While Montgomery doesn’t use the term “small-area games,” preferring “battle drills” at the college level, his concepts can be applied to both. However, he believes it’s important to focus the intent, so not to confuse the players on which skill they’re focusing on. This will help the coaching staff as much as the players.

“I think it’s more for the coach. What is the purpose of the drill?” Montgomery asked. “If you’re doing a two-on-two small-area game, are you working on puck protection? Well, then you’re making sure your players are not turning over the puck, not throwing blind passes. In my opinion, if you want to get players better at something, your focus has to be on that and then they’ll understand clearly what your objective is for the drill.

“Too many coaches want to coach everything into every drill.”

By narrowing the intent of drills, players will naturally grasp concepts on both sides of the puck and roll them together as the season progresses.

“You have to have a singular focus and have your players getting better at one skill,” Montgomery said. “They will develop both [offensive and defensive] skills as they get later into the year, hopefully those habits are engrained in them and they are just naturally doing it.”

The goal of the game is to score more than your opponent. But before coaches can teach shooting and scoring, they need to put their players into good positions to get the puck and then do something with it.

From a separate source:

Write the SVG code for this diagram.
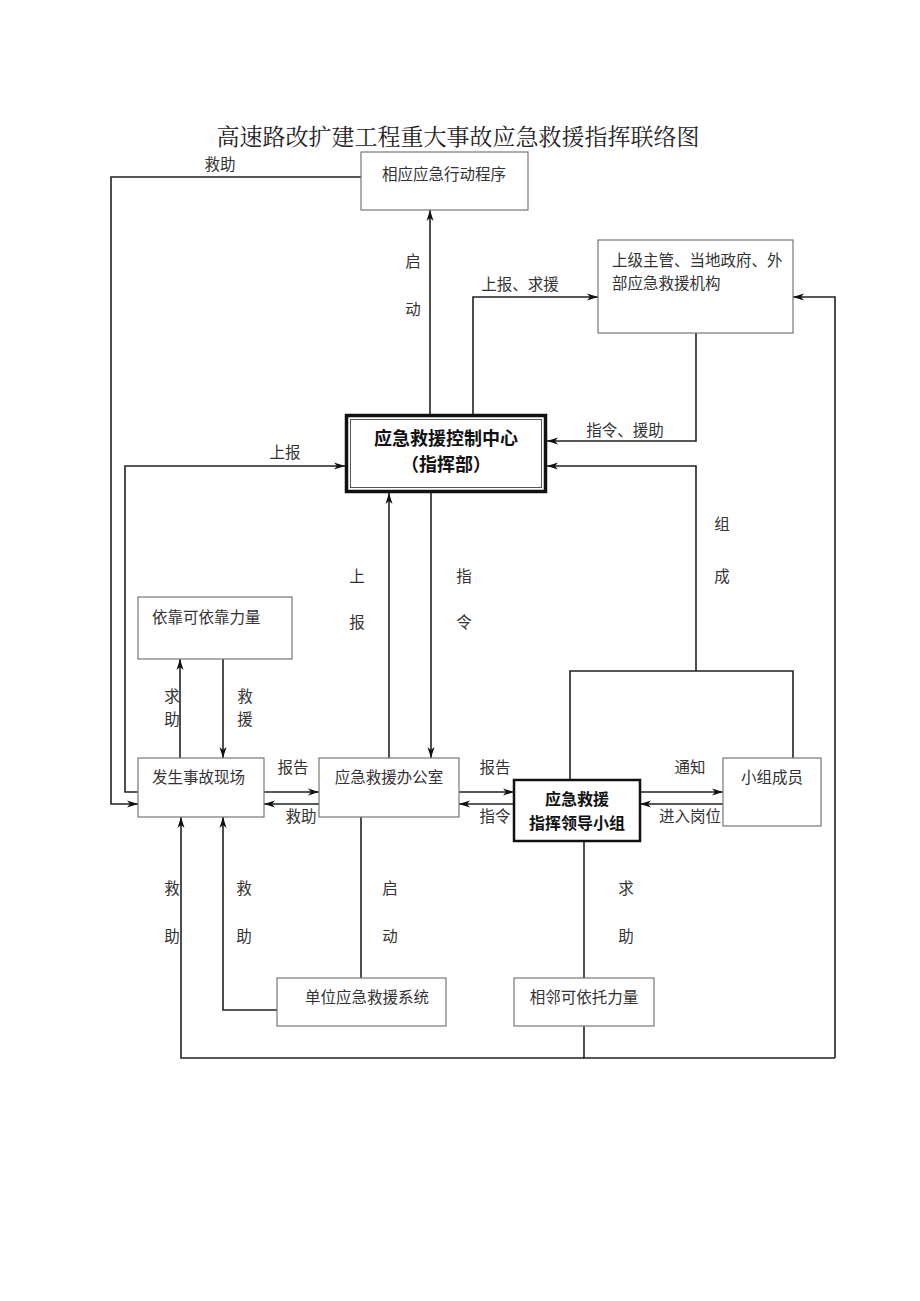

“Everybody likes to score goals, so if you want guys to play for you, teach playing with puck,” Montgomery advised. “You can’t just say you’re going to be a puck-possession team and then 25 minutes of your practice is skating without the pucks. You can do your skating drills with pucks. If you’re going to teach playing with the puck, you’re going to have to spend a lot of time on developing puck-protection drills, offensive skill play and playing with the puck.”